- Stated goal:
Retype every line from the start of the data down to and including the line with "const shares = [20, 12, 11, 11, 7];". Skip the pictures.

- Data records:
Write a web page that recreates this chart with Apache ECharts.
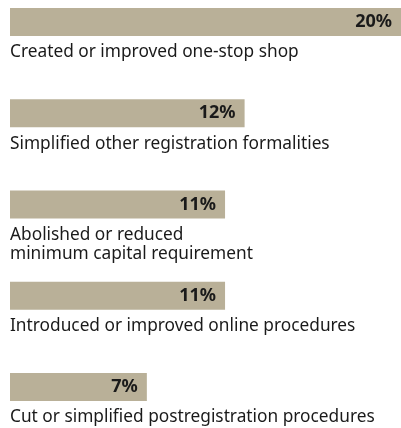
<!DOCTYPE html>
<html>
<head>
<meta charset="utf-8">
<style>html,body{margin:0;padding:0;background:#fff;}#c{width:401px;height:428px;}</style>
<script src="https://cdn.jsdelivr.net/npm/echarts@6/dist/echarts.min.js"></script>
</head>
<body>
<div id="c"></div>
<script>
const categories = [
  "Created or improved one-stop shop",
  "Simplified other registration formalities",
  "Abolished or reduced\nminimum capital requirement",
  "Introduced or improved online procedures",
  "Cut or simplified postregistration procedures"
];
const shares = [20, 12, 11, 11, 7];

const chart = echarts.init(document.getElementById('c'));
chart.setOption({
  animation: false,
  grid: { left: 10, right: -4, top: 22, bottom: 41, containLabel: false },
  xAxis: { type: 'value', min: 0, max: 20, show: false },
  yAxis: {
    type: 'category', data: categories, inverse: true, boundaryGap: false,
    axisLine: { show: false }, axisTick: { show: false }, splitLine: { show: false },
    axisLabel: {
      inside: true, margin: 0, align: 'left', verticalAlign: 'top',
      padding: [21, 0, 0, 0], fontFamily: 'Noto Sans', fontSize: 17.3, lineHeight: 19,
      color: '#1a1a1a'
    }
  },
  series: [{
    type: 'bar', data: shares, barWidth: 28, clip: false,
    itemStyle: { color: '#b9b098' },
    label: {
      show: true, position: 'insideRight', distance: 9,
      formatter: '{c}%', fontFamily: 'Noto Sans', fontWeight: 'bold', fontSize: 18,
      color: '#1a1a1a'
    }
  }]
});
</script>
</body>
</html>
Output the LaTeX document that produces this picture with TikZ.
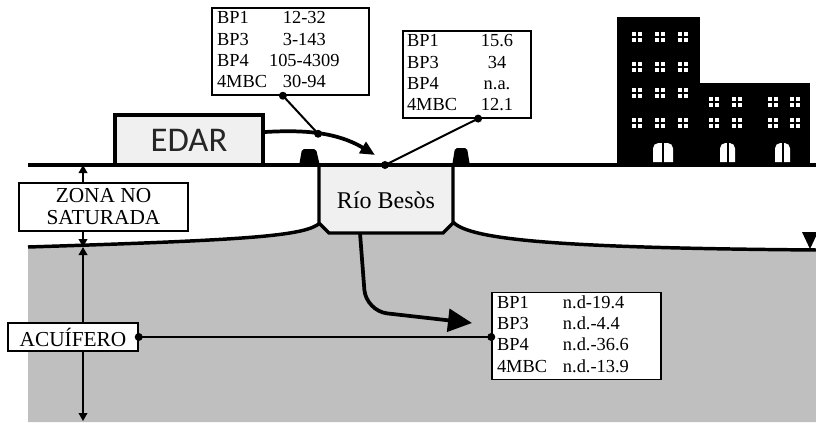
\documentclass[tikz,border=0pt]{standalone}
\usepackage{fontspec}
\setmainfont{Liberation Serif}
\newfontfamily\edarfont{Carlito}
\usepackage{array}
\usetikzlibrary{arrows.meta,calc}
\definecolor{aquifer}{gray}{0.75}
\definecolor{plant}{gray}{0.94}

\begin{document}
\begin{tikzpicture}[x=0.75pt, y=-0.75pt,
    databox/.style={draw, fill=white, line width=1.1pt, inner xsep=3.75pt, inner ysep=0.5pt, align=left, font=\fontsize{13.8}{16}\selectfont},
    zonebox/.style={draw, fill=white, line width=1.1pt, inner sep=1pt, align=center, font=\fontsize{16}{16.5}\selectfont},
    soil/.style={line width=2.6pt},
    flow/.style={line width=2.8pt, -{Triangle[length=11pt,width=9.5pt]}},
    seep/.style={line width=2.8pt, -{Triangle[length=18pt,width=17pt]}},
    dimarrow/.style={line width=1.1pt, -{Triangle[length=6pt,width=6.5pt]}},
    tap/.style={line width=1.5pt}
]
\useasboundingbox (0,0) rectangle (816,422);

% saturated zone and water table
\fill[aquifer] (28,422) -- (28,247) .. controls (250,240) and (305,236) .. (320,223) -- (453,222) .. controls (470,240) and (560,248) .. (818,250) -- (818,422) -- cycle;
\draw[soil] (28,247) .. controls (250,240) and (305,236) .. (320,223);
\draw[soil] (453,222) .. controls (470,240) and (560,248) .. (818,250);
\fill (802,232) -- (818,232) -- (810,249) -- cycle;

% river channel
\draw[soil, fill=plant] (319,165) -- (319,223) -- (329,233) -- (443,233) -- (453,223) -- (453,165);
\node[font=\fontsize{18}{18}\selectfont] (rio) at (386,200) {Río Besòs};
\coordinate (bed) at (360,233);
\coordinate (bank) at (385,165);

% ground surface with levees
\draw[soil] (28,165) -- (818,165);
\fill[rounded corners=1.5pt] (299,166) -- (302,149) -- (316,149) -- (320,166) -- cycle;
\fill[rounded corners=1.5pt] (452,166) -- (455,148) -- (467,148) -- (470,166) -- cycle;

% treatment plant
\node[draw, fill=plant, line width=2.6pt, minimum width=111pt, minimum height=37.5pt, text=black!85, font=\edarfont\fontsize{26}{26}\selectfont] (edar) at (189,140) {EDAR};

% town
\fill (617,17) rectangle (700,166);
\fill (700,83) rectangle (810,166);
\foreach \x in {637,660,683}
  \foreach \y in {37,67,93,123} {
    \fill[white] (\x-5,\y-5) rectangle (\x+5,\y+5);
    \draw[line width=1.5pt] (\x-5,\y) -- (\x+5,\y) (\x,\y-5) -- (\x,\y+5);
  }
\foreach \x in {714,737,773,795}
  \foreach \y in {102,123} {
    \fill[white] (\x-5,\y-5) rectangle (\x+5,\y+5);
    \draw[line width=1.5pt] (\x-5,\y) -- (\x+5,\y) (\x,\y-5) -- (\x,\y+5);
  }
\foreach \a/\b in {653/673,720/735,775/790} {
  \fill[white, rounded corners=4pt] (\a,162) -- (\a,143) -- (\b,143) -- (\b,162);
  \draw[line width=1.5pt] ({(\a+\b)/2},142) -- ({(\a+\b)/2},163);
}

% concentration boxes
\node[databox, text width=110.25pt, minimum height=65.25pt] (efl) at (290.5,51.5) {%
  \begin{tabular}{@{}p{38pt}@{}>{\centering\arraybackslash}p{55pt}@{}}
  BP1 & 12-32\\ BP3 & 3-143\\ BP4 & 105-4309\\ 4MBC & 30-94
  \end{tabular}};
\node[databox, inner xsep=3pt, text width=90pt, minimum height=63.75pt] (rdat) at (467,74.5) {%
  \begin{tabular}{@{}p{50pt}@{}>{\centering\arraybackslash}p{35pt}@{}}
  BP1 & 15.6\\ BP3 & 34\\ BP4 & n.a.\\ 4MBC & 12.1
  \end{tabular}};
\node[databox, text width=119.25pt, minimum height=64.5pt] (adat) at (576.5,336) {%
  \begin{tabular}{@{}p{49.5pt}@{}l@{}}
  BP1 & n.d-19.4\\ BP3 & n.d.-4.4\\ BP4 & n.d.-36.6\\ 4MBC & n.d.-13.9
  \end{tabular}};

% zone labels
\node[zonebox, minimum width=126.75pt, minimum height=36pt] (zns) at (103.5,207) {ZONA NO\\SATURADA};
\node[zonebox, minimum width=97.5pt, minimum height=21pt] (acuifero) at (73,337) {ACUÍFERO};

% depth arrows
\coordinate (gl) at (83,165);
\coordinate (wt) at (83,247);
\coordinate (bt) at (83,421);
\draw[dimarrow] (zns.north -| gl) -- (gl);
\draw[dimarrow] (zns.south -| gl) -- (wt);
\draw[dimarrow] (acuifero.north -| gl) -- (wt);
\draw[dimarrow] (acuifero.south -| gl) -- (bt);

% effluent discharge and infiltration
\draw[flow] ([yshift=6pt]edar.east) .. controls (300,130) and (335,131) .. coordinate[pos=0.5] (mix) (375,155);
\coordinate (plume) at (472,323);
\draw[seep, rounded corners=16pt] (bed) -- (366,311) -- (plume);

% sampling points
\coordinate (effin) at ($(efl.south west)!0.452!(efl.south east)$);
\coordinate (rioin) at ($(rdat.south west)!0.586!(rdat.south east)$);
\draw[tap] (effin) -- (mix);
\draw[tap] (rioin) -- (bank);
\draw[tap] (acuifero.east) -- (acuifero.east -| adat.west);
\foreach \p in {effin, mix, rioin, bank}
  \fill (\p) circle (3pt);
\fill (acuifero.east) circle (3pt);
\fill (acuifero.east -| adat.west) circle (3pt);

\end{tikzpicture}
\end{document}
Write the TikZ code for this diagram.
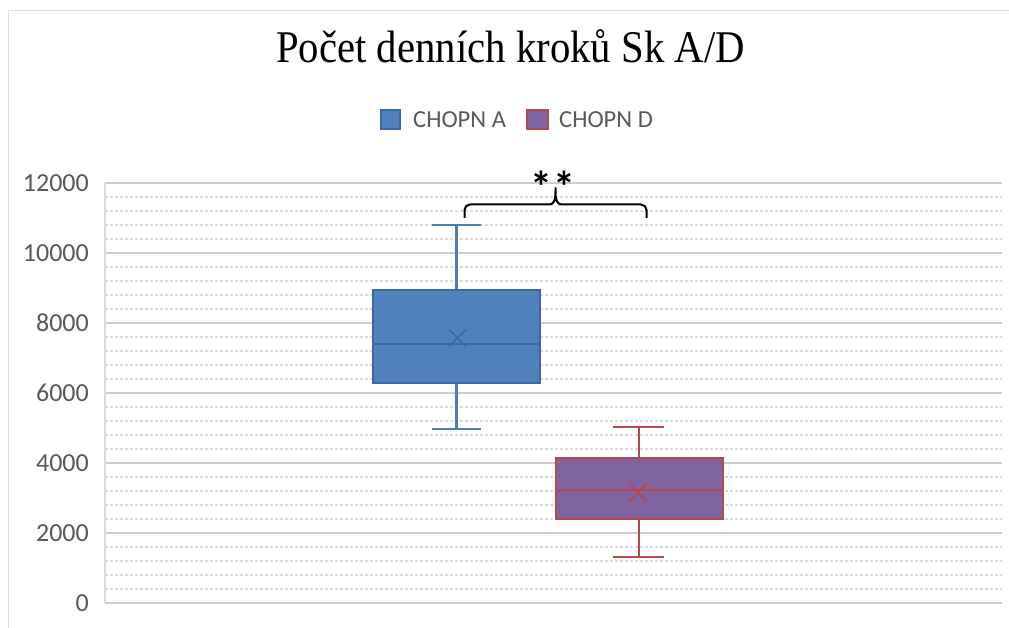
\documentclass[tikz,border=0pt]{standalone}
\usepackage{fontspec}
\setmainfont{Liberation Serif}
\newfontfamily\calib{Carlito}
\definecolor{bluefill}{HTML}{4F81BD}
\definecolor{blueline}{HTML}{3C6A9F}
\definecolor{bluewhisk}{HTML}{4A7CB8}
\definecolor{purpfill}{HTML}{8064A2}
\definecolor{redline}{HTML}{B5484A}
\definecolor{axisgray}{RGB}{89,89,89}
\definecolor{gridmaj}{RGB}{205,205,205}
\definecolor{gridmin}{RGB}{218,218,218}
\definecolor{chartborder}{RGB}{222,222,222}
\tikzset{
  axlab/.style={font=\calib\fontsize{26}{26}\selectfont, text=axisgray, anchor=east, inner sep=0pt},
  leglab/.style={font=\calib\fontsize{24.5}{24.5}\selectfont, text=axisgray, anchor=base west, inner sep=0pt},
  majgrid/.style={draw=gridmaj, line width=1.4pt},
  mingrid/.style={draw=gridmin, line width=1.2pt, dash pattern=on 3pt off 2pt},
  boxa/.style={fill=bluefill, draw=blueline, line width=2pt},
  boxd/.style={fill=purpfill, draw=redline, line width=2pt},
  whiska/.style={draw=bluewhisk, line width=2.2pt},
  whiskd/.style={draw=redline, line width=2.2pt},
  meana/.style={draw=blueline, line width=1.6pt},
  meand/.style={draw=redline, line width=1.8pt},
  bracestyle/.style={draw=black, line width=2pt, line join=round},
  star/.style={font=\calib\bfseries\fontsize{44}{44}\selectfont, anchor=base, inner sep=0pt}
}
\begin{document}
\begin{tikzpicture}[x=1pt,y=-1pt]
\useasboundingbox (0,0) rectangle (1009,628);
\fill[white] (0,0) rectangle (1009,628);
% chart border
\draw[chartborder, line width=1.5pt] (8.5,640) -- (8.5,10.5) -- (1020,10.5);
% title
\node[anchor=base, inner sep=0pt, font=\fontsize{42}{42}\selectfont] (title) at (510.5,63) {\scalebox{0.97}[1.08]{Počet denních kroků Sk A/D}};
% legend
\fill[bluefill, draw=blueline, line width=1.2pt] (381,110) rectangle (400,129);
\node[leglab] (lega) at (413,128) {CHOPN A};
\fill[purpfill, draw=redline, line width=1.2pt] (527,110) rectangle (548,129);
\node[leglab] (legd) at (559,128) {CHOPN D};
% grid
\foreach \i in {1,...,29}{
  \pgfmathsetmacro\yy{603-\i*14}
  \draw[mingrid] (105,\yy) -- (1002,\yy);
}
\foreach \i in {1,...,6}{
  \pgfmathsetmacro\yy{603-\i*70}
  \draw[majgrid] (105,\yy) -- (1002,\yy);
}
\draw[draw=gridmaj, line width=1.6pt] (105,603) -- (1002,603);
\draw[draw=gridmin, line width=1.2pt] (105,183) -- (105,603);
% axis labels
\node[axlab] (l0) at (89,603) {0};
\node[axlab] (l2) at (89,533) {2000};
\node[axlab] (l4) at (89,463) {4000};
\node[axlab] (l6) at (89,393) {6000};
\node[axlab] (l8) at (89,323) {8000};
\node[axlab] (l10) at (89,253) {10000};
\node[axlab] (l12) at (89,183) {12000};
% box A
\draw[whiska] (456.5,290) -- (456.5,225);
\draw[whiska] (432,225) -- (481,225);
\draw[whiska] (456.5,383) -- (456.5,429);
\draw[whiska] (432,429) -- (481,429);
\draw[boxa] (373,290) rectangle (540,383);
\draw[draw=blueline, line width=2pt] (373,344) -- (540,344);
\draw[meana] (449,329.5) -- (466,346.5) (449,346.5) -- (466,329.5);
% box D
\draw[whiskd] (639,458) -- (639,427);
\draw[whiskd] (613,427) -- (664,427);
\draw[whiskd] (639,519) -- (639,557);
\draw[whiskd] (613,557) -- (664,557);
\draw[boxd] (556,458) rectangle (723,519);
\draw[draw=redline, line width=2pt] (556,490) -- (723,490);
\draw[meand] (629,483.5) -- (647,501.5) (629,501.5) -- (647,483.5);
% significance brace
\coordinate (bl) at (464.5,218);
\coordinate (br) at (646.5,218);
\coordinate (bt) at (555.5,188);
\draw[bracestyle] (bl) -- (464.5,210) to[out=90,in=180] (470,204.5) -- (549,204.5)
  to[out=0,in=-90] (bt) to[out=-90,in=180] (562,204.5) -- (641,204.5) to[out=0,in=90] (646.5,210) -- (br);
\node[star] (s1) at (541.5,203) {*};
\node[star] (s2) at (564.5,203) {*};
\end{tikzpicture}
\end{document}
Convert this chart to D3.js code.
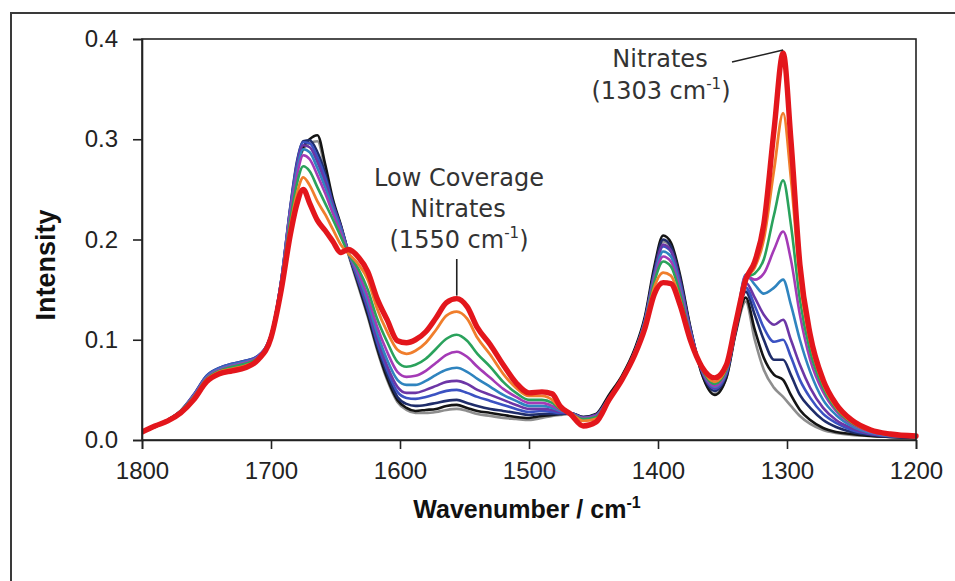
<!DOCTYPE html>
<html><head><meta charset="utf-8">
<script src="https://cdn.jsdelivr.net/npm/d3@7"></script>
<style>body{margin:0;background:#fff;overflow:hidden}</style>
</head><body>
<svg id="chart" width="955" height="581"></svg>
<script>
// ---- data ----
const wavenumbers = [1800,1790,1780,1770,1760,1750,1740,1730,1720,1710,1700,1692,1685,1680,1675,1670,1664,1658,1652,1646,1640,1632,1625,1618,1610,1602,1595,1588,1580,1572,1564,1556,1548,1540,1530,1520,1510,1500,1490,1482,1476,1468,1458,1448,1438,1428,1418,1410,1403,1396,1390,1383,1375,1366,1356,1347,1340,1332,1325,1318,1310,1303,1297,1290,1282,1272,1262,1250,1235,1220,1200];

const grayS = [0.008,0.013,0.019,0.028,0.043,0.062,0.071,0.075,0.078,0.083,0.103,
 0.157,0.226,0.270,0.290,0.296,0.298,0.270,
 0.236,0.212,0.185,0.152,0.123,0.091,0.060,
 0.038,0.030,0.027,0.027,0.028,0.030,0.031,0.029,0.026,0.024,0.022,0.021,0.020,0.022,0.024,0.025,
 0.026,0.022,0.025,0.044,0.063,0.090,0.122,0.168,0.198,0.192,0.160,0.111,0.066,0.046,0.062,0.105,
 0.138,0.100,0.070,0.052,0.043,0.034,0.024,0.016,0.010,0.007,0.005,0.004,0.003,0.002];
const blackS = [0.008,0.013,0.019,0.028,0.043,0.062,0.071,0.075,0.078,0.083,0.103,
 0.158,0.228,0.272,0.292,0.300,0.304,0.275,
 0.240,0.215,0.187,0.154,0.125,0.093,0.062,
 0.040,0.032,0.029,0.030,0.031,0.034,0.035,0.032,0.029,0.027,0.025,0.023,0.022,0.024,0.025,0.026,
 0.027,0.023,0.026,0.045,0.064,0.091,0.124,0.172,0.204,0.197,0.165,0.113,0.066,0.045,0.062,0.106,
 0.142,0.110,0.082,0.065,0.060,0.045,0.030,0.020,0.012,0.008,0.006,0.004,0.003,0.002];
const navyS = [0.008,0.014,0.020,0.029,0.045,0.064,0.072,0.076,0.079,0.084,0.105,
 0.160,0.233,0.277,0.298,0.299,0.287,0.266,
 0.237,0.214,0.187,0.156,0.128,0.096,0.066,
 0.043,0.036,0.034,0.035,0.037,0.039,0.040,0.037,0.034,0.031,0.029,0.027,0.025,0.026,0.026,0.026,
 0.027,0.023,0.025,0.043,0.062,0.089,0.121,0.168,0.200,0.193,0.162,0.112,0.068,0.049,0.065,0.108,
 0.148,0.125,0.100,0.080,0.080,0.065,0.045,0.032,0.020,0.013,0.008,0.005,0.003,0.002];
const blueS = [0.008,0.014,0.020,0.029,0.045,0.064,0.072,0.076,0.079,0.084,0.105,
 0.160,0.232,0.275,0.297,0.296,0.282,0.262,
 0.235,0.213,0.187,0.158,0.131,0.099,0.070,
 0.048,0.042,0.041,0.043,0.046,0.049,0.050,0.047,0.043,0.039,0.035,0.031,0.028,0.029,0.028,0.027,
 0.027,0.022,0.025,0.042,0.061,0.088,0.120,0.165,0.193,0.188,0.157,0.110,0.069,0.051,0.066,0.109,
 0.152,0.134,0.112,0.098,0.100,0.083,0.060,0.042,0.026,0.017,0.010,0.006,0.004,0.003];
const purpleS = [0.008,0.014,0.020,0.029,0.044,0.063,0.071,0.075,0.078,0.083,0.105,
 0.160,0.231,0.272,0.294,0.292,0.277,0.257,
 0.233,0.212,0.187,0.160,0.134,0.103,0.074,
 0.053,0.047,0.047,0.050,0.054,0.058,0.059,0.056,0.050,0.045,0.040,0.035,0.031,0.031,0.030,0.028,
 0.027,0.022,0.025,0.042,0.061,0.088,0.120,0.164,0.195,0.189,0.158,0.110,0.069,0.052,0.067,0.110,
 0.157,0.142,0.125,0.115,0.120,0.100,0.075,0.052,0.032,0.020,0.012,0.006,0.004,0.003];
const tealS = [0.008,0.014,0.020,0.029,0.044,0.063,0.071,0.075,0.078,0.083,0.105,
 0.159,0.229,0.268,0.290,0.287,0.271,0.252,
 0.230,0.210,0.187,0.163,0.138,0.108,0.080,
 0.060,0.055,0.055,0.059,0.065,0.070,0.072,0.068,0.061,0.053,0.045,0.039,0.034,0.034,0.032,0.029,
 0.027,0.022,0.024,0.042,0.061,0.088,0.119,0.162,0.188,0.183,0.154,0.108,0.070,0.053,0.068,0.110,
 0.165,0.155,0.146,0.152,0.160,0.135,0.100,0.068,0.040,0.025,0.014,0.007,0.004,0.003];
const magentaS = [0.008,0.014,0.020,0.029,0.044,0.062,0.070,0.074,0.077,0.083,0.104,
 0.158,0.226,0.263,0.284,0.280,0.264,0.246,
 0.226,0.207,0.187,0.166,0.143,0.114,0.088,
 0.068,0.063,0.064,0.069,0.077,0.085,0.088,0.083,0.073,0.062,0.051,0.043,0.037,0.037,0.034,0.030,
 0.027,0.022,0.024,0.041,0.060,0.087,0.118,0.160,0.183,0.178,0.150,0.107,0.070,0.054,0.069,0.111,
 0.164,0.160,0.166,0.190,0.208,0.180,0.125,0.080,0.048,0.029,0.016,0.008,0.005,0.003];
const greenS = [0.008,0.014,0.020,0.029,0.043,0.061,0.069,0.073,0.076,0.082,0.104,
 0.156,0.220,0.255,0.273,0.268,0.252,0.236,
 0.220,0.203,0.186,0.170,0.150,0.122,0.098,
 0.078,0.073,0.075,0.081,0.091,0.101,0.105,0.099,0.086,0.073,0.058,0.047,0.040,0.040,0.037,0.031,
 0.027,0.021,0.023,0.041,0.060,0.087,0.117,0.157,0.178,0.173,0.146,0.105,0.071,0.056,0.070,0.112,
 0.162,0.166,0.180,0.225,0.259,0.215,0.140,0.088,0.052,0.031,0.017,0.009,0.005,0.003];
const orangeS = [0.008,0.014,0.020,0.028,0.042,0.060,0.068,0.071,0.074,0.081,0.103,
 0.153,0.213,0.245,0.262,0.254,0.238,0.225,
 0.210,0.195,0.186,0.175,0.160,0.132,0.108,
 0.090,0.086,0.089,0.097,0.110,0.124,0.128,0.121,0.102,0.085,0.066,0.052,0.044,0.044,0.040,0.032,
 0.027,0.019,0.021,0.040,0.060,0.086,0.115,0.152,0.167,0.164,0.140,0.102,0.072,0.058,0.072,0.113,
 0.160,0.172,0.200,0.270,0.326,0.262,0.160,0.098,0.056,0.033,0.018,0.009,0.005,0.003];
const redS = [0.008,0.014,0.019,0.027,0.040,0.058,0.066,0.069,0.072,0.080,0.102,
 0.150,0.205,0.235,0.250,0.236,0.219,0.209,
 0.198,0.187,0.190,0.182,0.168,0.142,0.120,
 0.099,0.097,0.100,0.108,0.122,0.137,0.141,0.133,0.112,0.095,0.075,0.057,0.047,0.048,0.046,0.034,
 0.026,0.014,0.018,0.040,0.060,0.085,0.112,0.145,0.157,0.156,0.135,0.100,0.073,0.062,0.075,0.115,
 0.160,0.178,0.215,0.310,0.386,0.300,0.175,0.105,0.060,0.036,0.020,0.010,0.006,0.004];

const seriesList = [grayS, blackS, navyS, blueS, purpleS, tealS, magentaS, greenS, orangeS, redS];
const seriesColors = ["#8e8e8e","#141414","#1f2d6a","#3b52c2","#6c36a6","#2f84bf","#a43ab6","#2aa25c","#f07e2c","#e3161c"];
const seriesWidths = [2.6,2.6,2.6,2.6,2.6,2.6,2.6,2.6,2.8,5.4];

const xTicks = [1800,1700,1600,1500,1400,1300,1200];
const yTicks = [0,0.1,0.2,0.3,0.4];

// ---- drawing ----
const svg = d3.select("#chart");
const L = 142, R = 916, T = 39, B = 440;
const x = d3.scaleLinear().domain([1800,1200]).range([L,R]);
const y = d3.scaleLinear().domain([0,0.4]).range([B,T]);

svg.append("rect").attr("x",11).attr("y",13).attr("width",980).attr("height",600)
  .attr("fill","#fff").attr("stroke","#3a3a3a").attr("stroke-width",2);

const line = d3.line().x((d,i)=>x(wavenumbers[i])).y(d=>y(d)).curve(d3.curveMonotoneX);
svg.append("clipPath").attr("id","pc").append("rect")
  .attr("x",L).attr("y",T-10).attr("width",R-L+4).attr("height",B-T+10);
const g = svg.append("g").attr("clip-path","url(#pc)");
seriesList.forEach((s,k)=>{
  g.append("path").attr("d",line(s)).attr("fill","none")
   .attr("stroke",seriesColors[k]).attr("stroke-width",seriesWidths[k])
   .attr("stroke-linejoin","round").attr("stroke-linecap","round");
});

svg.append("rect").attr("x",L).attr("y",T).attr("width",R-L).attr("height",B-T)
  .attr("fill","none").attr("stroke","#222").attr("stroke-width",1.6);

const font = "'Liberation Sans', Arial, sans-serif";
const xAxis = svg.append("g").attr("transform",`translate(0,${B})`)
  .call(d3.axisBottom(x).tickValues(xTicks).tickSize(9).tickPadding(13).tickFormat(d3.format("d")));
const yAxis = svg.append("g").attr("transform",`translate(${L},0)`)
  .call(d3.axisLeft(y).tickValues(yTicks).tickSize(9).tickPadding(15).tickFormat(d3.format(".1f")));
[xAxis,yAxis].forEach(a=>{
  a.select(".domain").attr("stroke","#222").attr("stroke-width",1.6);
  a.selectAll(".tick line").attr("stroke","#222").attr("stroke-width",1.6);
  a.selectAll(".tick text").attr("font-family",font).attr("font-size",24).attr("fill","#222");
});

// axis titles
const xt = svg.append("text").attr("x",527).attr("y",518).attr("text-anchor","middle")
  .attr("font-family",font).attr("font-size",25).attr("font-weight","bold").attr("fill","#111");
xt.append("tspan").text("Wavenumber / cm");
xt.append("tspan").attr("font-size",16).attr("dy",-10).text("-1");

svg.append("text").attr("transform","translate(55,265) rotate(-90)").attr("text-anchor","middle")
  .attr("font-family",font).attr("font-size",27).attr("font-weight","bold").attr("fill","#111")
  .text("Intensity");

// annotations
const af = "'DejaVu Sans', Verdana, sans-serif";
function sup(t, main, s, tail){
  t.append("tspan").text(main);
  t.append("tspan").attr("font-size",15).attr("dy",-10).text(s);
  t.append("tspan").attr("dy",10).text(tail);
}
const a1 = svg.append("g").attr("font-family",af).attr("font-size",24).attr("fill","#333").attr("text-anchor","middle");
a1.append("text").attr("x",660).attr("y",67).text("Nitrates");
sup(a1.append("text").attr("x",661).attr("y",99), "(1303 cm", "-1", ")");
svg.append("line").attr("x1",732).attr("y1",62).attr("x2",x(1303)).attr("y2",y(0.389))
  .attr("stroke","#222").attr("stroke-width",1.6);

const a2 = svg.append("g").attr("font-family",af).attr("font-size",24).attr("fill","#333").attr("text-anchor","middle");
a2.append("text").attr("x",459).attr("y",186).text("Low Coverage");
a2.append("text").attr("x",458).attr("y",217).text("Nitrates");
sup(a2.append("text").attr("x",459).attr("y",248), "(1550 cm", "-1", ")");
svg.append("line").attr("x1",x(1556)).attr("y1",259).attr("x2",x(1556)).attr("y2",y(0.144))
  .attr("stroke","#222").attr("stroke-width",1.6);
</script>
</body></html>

- The response:
Write a web page that recreates this chart with Apache ECharts.
<!DOCTYPE html>
<html>
<head>
<meta charset="utf-8">
<style>html,body{margin:0;padding:0;background:#fff;}#c{width:401px;height:428px;}</style>
<script src="https://cdn.jsdelivr.net/npm/echarts@6/dist/echarts.min.js"></script>
</head>
<body>
<div id="c"></div>
<script>
const categories = [
  "Created or improved one-stop shop",
  "Simplified other registration formalities",
  "Abolished or reduced\nminimum capital requirement",
  "Introduced or improved online procedures",
  "Cut or simplified postregistration procedures"
];
const shares = [20, 12, 11, 11, 7];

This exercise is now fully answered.